=== Requirements ===
Extract, in full, the lines below, beginning at the first and ending with the line that contains "(0,0) rectangle (1354,707);". Pictures do not belong in the copy.

=== Source data ===

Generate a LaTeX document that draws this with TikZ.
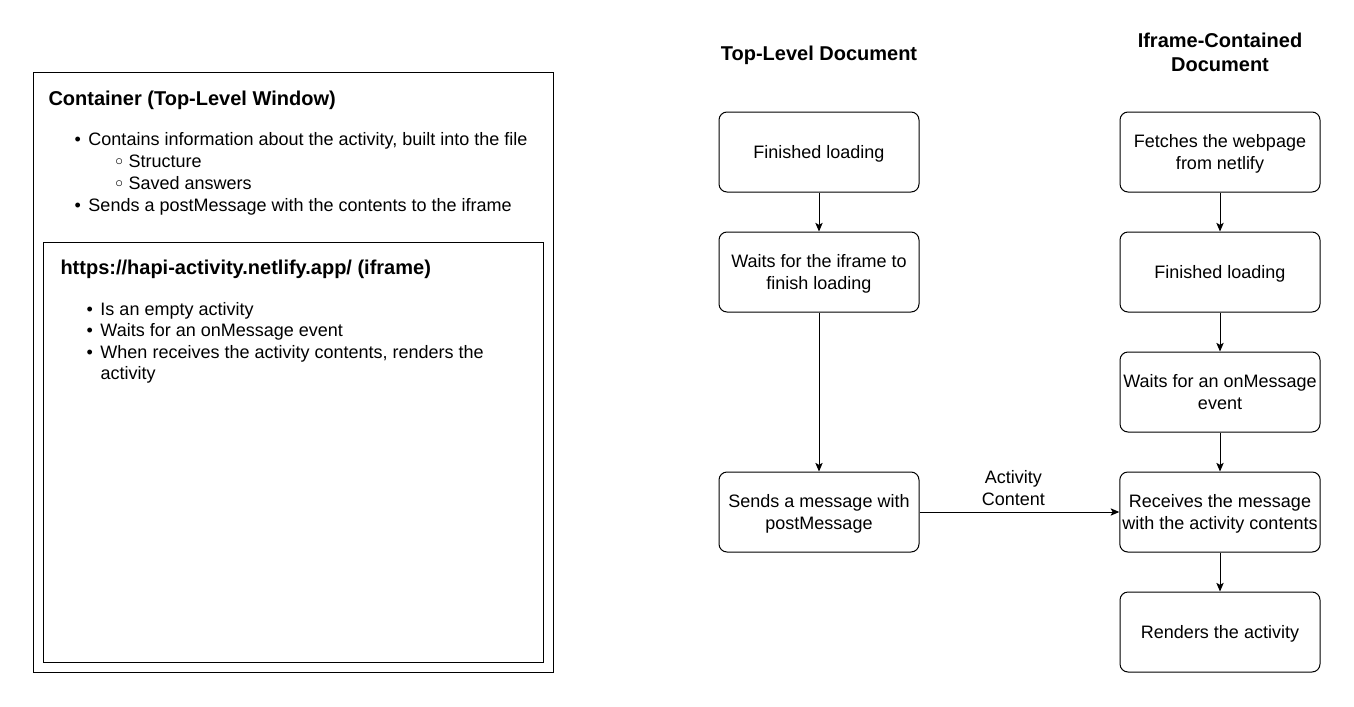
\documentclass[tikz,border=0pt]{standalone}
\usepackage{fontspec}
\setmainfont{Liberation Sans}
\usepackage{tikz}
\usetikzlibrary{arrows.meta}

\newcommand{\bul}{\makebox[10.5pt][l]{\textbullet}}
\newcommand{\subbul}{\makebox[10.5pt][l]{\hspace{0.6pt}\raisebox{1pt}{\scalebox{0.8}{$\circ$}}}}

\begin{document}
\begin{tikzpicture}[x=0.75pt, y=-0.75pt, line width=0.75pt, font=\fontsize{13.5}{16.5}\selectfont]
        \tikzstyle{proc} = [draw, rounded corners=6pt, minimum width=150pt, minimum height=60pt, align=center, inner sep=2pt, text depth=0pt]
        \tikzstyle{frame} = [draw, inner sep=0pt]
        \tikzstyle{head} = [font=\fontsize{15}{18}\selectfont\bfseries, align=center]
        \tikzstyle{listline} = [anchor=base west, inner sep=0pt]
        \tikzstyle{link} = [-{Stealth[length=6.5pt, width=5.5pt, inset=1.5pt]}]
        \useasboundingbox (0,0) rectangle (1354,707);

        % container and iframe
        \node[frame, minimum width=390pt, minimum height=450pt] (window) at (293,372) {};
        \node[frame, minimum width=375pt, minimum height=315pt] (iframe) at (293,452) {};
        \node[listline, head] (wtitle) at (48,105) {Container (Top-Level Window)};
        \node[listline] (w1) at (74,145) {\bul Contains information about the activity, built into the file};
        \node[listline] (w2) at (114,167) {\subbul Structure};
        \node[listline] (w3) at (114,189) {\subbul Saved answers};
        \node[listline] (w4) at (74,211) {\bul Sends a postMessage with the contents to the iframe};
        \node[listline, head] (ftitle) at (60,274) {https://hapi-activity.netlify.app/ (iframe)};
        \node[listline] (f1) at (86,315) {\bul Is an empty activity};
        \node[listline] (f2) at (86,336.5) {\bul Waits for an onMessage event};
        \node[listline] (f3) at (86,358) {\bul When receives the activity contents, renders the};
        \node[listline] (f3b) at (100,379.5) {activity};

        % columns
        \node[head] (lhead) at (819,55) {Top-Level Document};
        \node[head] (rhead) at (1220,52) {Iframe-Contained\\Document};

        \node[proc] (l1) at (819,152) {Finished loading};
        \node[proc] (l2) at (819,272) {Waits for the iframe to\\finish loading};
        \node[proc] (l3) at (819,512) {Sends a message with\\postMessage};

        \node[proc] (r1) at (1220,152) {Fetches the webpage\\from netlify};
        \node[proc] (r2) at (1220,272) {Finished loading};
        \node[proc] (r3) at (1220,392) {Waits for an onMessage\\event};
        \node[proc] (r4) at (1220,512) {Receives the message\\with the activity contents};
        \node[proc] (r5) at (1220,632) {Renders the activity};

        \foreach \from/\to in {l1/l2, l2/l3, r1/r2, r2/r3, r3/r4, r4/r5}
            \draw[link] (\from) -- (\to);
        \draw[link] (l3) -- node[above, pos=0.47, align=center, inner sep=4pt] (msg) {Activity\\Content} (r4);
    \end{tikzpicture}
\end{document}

=== Result of the exercise ===
Generate a LaTeX document that draws this with TikZ.
\documentclass[tikz,border=0pt]{standalone}
\usepackage{fontspec}
\setmainfont{Liberation Sans}
\usepackage{tikz}
\usetikzlibrary{arrows.meta}

\newcommand{\bul}{\makebox[10.5pt][l]{\textbullet}}
\newcommand{\subbul}{\makebox[10.5pt][l]{\hspace{0.6pt}\raisebox{1pt}{\scalebox{0.8}{$\circ$}}}}

\begin{document}
\begin{tikzpicture}[x=0.75pt, y=-0.75pt, line width=0.75pt, font=\fontsize{13.5}{16.5}\selectfont]
        \tikzstyle{proc} = [draw, rounded corners=6pt, minimum width=150pt, minimum height=60pt, align=center, inner sep=2pt, text depth=0pt]
        \tikzstyle{frame} = [draw, inner sep=0pt]
        \tikzstyle{head} = [font=\fontsize{15}{18}\selectfont\bfseries, align=center]
        \tikzstyle{listline} = [anchor=base west, inner sep=0pt]
        \tikzstyle{link} = [-{Stealth[length=6.5pt, width=5.5pt, inset=1.5pt]}]
        \useasboundingbox (0,0) rectangle (1354,707);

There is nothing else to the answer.